Fox & Friends has recently been using Fox Business host Stuart Varney's regular appearances to attack efforts to end tax subsidies enjoyed by the oil industry, despite Varney having recommended “get[ting] rid of them” less than a year ago. On this morning's edition, Varney was aided by co-host Brian Kilmeade, who stated as “fact” that oil companies pay a much higher effective tax rate than other companies, a claim that is not only disputed but has been estimated by one tax activist group to be significantly misleading:
VARNEY: Since when do we have taxpayer giveaways to the oil companies? Show me the check, Mr. President.
KILMEADE: Define it correctly.
VARNEY: Show me the check. All companies in America, when they invest in equipment, get a tax break on that investment. The oil companies included. The president says that is a subsidy. It is not. It is not a payment of money from the Treasury to an oil company. All that -- I mean, do you get a payment from the Treasury when you have a break on your mortgage, on your interest? Of course you don't. He's confusing everybody with this use of the word “subsidy.”

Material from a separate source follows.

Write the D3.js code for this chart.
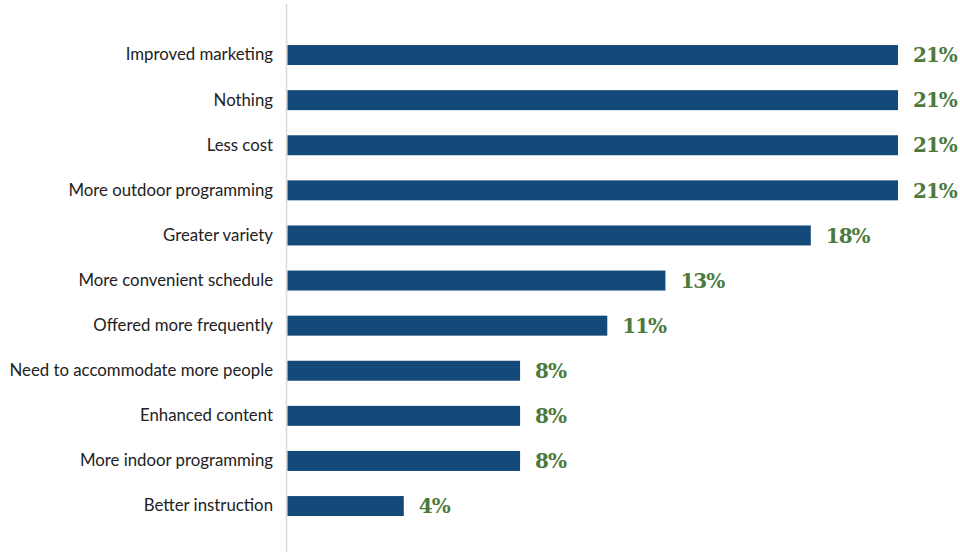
<!DOCTYPE html>
<html>
<head>
<meta charset="utf-8">
<script src="https://cdn.jsdelivr.net/npm/d3@7"></script>
<style>
  html, body { margin: 0; padding: 0; background: #fff; }
  svg { display: block; }
</style>
</head>
<body>
<svg id="chart" width="960" height="552"></svg>
<script>
// Survey responses: what would improve programs
const categories = [
  "Improved marketing",
  "Nothing",
  "Less cost",
  "More outdoor programming",
  "Greater variety",
  "More convenient schedule",
  "Offered more frequently",
  "Need to accommodate more people",
  "Enhanced content",
  "More indoor programming",
  "Better instruction"
];
const values = [21, 21, 21, 21, 18, 13, 11, 8, 8, 8, 4];

const width = 960, height = 552;
const svg = d3.select("#chart");

const x = d3.scaleLinear().domain([0, 21]).range([287.5, 898]);
const y = d3.scaleBand()
  .domain(categories)
  .range([32.5, 528.6])
  .paddingInner(0.557)
  .paddingOuter(0.2785);

// vertical baseline
svg.append("line")
  .attr("x1", 286.5).attr("x2", 286.5)
  .attr("y1", 4).attr("y2", height)
  .attr("stroke", "#d9d9d9")
  .attr("stroke-width", 1.5);

const rows = categories.map((c, i) => ({ c, v: values[i] }));

svg.append("g").selectAll("rect")
  .data(rows)
  .join("rect")
  .attr("x", x(0))
  .attr("y", d => y(d.c))
  .attr("width", d => x(d.v) - x(0))
  .attr("height", y.bandwidth())
  .attr("fill", "#134a7a");

svg.append("g").selectAll("text")
  .data(rows)
  .join("text")
  .attr("x", 273)
  .attr("y", d => y(d.c) + y.bandwidth() / 2)
  .attr("dy", "0.32em")
  .attr("text-anchor", "end")
  .attr("font-family", "Lato, 'Open Sans', sans-serif")
  .attr("font-size", 16.8)
  .attr("fill", "#222")
  .text(d => d.c);

svg.append("g").selectAll("text")
  .data(rows)
  .join("text")
  .attr("x", d => x(d.v) + 15)
  .attr("y", d => y(d.c) + y.bandwidth() / 2)
  .attr("dy", "0.36em")
  .attr("font-family", "'DejaVu Serif', serif")
  .attr("font-weight", "bold")
  .attr("font-size", 20)
  .attr("letter-spacing", "-1px")
  .attr("fill", "#4c7a3c")
  .text(d => d.v + "%");
</script>
</body>
</html>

KILMEADE: And here's the fact: Oil companies pay an effective tax rate of 41.1 percent when the average corporate tax's effective rate is 26 percent. They're already paying on average $86 million a day in taxes while hiring 9.2 million people.
Later in the segment, co-host Gretchen Carlson bemoaned the fact that President Obama might find public support for legislative efforts to roll back oil and gas company tax subsidies, complaining that the public wouldn't “dig deep to find out all the stuff that Brian just said.” But Kilmeade didn't “dig deep” at all. The numbers he cited were provided by the American Petroleum Institute (API), the trade association for the oil and natural gas industry:
America's oil and natural gas industry supports 9.2 million jobs and 7.7 percent of our nation's GDP. The industry provides higher-than-average wages and helps ensure our nation's energy security. In the process, the industry generates tax revenues that contribute billions of dollars every year to federal, state and local government.
As a tremendous source of revenue that fuels the U.S. economy, major energy producers pay their fair share: the oil and natural gas industry pays income taxes, royalties and other fees totaling nearly $86 million every day. The industry also pays the federal government significant rents, royalties and lease payments for production--totaling more than $100 billion since 2000.
Supporting our economy, U.S. energy companies pay income taxes at an effective rate far higher than most other manufacturing companies. In 2010, oil and natural gas industry income tax expenses (as a share of net income before income taxes) averaged 41.1 percent, compared to 26.5 percent for other S&P Industrial companies.
But despite Kilmeade presenting these oil industry-provided numbers as “fact,” the actual tax rate that oil companies pay has been estimated by others to be much lower. In fact, a report by the Citizens for Tax Justice (CTJ) showed that the effective tax rate paid by companies like Exxon Mobil is significantly lower than the tax rate paid by companies in other industries, when you don't count taxes paid to other nations. A March 23 Reuters analysis explained how the oil industry arrives at its inflated numbers:
The difference between the effective tax rate cited by Exxon and lower rates cited by groups such as Citizens for Tax Justice, a left-leaning tax activist group, has several causes.
One is that the company counts foreign taxes paid, while Citizens for Tax Justice does not. Another is that Exxon counts deferred taxes, as well, but the consumer group does not. Still another is which profits are counted by the company and critics.
There are other technical variations shaping the calculations of effective tax rates, but these subtleties are often lost in the sound bites of the ongoing tax policy debate.
Reuters also provided a graphic illustrating the discrepancy between the API's estimates and the CTJ estimates:
An June 1, 2011, CTJ analysis estimated Exxon Mobil's effective tax rate as averaging 14.2 percent from 2008-2010, having paid $2,783,000 in taxes on more than $19 million in profits. Additionally, The New York Times highlighted an estimate by Aswath Damodaran, a professor of finance at NYU's Stern School of Business, which put the effective federal tax rate for “petroleum producing” industries at 11.3 percent in 2009:
The API uses methods such as including taxes paid to foreign countries to claim that oil companies' tax rates are much higher than that of other companies, which CTJ does not include. What is clear, however, is that the discrepancy shows that the industry-provided numbers are not “fact,” despite Kilmeade presenting them as such.